MANILA: On Oct 3, 2015, a trauma hospital in Kunduz, Afghanistan, run by international medical organisation Doctors Without Borders or Medicins Sans Frontieres (MSF) was destroyed by precise and repeated US air strikes. The attack killed 42 people, including 14 MSF staff members, 24 patients and four caretakers, and wounded dozens more.
The hospital had been providing free, high-quality surgical care to victims of general trauma, such as traffic accidents, as well as patients with conflict-related injuries. It was the only facility of its kind in the whole north-eastern region of Afghanistan and offered services to the residents of Kunduz province as well as to people from neighbouring provinces. The facility was a fully functioning hospital at the time of the attack and was therefore, protected under International Humanitarian Law.
The attack has had devastating consequences for the victims, their families, MSF teams and the entire community of Kunduz. Several months later, the hospital remains closed until further notice, leaving thousands of people without vital medical services.
MSF has not yet made a decision about re-opening the trauma hospital in Kunduz. We first need to obtain clear reassurances from all parties to the conflict that our staff, patients and medical facilities will be safe from attack. We require assurances that we can work according to our core principles and to international humanitarian law: namely, that we can safely treat all people in need, no matter who they are, or for which side they may fight. Our ability to operate hospitals on the frontline in Afghanistan and in conflict zones everywhere depends on the reaffirmation of these fundamental principles.
This is my story of surviving that horrific night.

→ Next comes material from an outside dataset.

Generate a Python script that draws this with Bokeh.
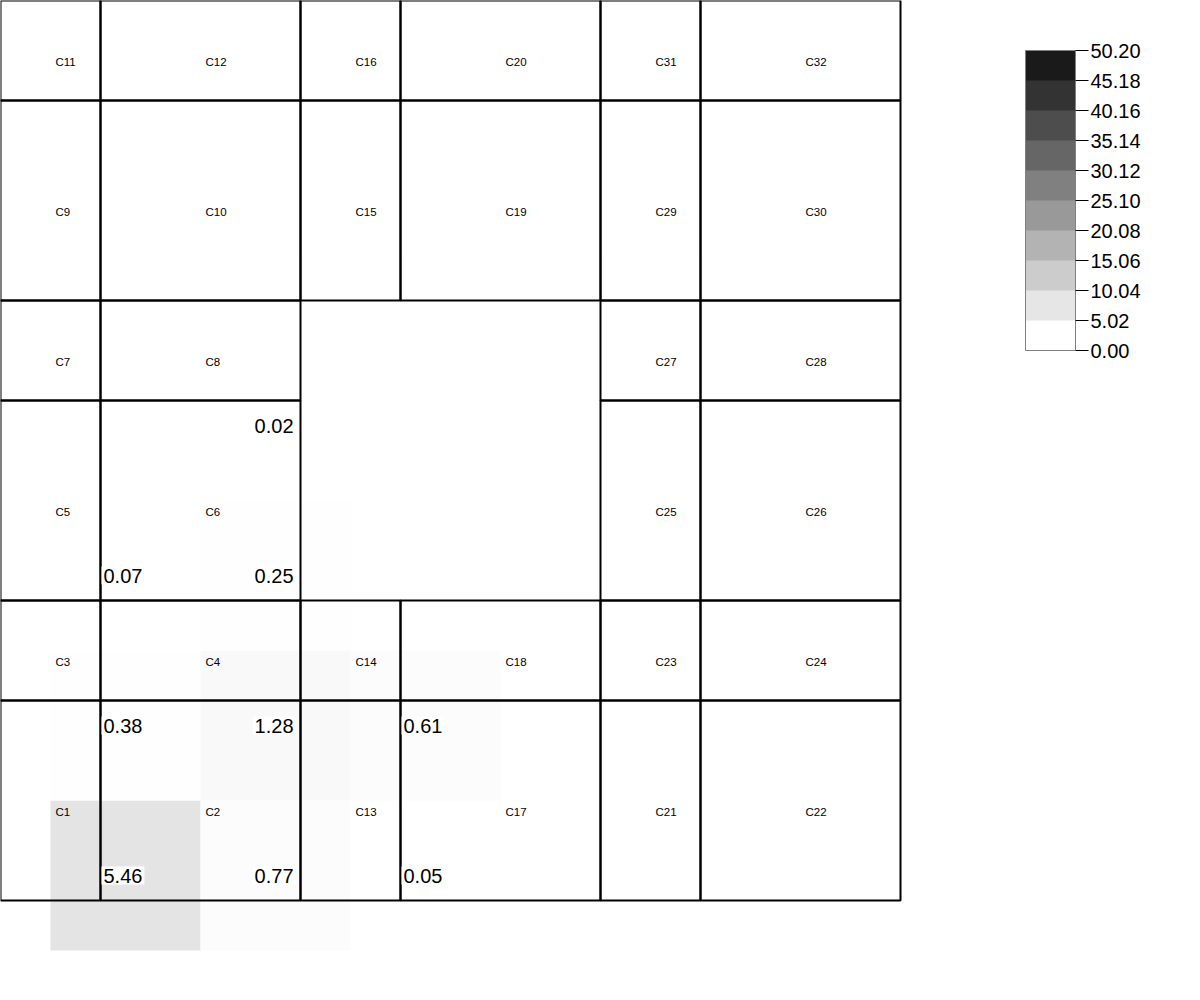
from bokeh.plotting import figure
from bokeh.models import (Range1d, ColumnDataSource, LinearColorMapper, ColorBar,
                          FixedTicker, PrintfTickFormatter)
from bokeh.core.properties import value
from bokeh.embed import file_html
from bokeh.resources import INLINE

# ---- room layout (data units) ----
rooms = ["C1", "C2", "C3", "C4", "C5", "C6", "C7", "C8", "C9", "C10", "C11", "C12",
         "C13", "C14", "C15", "C16", "C17", "C18", "C19", "C20",
         "C21", "C22", "C23", "C24", "C25", "C26", "C27", "C28", "C29", "C30", "C31", "C32"]
room_x0 = [0, 1, 0, 1, 0, 1, 0, 1, 0, 1, 0, 1, 3, 3, 3, 3, 4, 4, 4, 4,
           6, 7, 6, 7, 6, 7, 6, 7, 6, 7, 6, 7]
room_x1 = [1, 3, 1, 3, 1, 3, 1, 3, 1, 3, 1, 3, 4, 4, 4, 4, 6, 6, 6, 6,
           7, 9, 7, 9, 7, 9, 7, 9, 7, 9, 7, 9]
room_y0 = [0, 0, 2, 2, 3, 3, 5, 5, 6, 6, 8, 8, 0, 2, 6, 8, 0, 2, 6, 8,
           0, 0, 2, 2, 3, 3, 5, 5, 6, 6, 8, 8]
room_y1 = [2, 2, 3, 3, 5, 5, 6, 6, 8, 8, 9, 9, 2, 3, 8, 9, 2, 3, 8, 9,
           2, 2, 3, 3, 5, 5, 6, 6, 8, 8, 9, 9]

# ---- heatmap grid ----
heat_cols = [1.25, 2.75, 4.25]
heat_rows = [0.25, 1.75, 3.25, 4.75]
heat_size = 1.5
heat_values = [
    [5.46, 0.77, 0.05],
    [0.38, 1.28, 0.61],
    [0.07, 0.25, None],
    [None, 0.02, None],
]

# ---- sensor value labels ----
label_x = [1, 3, 4, 1, 3, 4, 1, 3, 3]
label_y = [0.25, 0.25, 0.25, 1.75, 1.75, 1.75, 3.25, 3.25, 4.75]
label_val = [5.46, 0.77, 0.05, 0.38, 1.28, 0.61, 0.07, 0.25, 0.02]
label_align = ["left", "right", "left", "left", "right", "left", "left", "right", "right"]

# ---- colour bar ----
cb_low, cb_high = 0.0, 50.2
cb_ticks = [0.00, 5.02, 10.04, 15.06, 20.08, 25.10, 30.12, 35.14, 40.16, 45.18, 50.20]
cb_palette = ["#ffffff", "#e6e6e6", "#cccccc", "#b3b3b3", "#999999",
              "#808080", "#666666", "#4d4d4d", "#333333", "#1a1a1a"]

FONT = "Liberation Sans"

p = figure(width=1200, height=1000, x_range=Range1d(0, 12), y_range=Range1d(-1, 9),
           output_backend="svg", toolbar_location=None, min_border=0,
           x_axis_location=None, y_axis_location=None)
p.grid.visible = False
p.outline_line_color = None
p.background_fill_color = "white"

# heatmap cells
gray256 = ["#%02x%02x%02x" % (g, g, g) for g in range(255, -1, -1)]
heat_mapper = LinearColorMapper(palette=gray256, low=cb_low, high=cb_high)
hx, hy, hv = [], [], []
for r, yv in enumerate(heat_rows):
    for c, xv in enumerate(heat_cols):
        v = heat_values[r][c]
        if v is not None:
            hx.append(xv)
            hy.append(yv)
            hv.append(v)
heat_src = ColumnDataSource(dict(x=hx, y=hy, v=hv))
p.rect(x="x", y="y", width=heat_size, height=heat_size, source=heat_src,
       fill_color={"field": "v", "transform": heat_mapper}, line_color=None)

# rooms
room_src = ColumnDataSource(dict(
    name=rooms, left=room_x0, right=room_x1, bottom=room_y0, top=room_y1,
    cx=[(a + b) / 2 for a, b in zip(room_x0, room_x1)],
    cy=[(a + b) / 2 for a, b in zip(room_y0, room_y1)],
))
p.quad(left="left", right="right", bottom="bottom", top="top", source=room_src,
       fill_color=None, line_color="black", line_width=2)
p.text(x="cx", y="cy", text="name", source=room_src, text_font=value(FONT),
       text_font_size="11.5px", text_color="black", text_align="left",
       text_baseline="top", x_offset=5, y_offset=5)

# value labels
lab_src = ColumnDataSource(dict(
    x=label_x, y=label_y, t=["%.2f" % v for v in label_val], a=label_align,
    xo=[1 if a == "left" else -5 for a in label_align],
))
p.text(x="x", y="y", text="t", source=lab_src, text_font=value(FONT),
       text_font_size="20px", text_color="black", text_align="a",
       text_baseline="middle", x_offset="xo",
       background_fill_color="white", padding=2)

# colour bar
cb_mapper = LinearColorMapper(palette=cb_palette, low=cb_low, high=cb_high)
cb = ColorBar(color_mapper=cb_mapper, ticker=FixedTicker(ticks=cb_ticks),
              formatter=PrintfTickFormatter(format="%.2f"),
              orientation="vertical", width=50, height=300,
              location=(1025, 650), padding=0, margin=0,
              major_label_text_font=FONT, major_label_text_font_size="20px",
              major_label_text_color="black",
              major_tick_out=13, major_tick_in=0, major_tick_line_color="black",
              minor_tick_line_color=None,
              bar_line_color="#808080", label_standoff=2,
              background_fill_alpha=0, border_line_color=None)
p.add_layout(cb)

open("out.html", "w").write(file_html(p, INLINE))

It happened again last night.
We were like two headless chickens running in total darkness – me and the surgeon who assisted me in an operation. The nurses who were with us a moment ago had run outside the building, braving the volley of gun shots coming from above. I was coughing, half-choked by dust swirling around the area. Behind my surgical mask, my mouth was gritty as if somebody had gone forced me to eat sand. I could hear my breath rasping in and out. Layers of smoke coming from a nearby room made it hard to see where we are.
Fire licked at the roof at one end of the building, dancing and sparkling in the dark, reaching towards the branches of the trees nearby. The ICU was burning. Outside, only the constant humming from above pointed to the presence of something. An aircraft? Air strike? Why the hospital? Why us? Then, without warning, another tremendous, ear splitting blast shook the building. The ceiling came crashing down on us and the last remaining lights were turned off, sending us to total darkness. I screamed in terror as wires pinned me to the ground. That was the last thing I could remember.
I woke up sobbing and disoriented. It had been months since I had gone home from Afghanistan and, except for a fading scar on my right knee, that awful incident at the Kunduz Trauma Centre was almost forgotten, suppressed to memory. Debriefings, consults with psychiatrists, meditation techniques, pages upon pages of journal entries to unload myself of the horror of that night ... all of these were swept aside when memories came rushing in a nightmare triggered by a firework.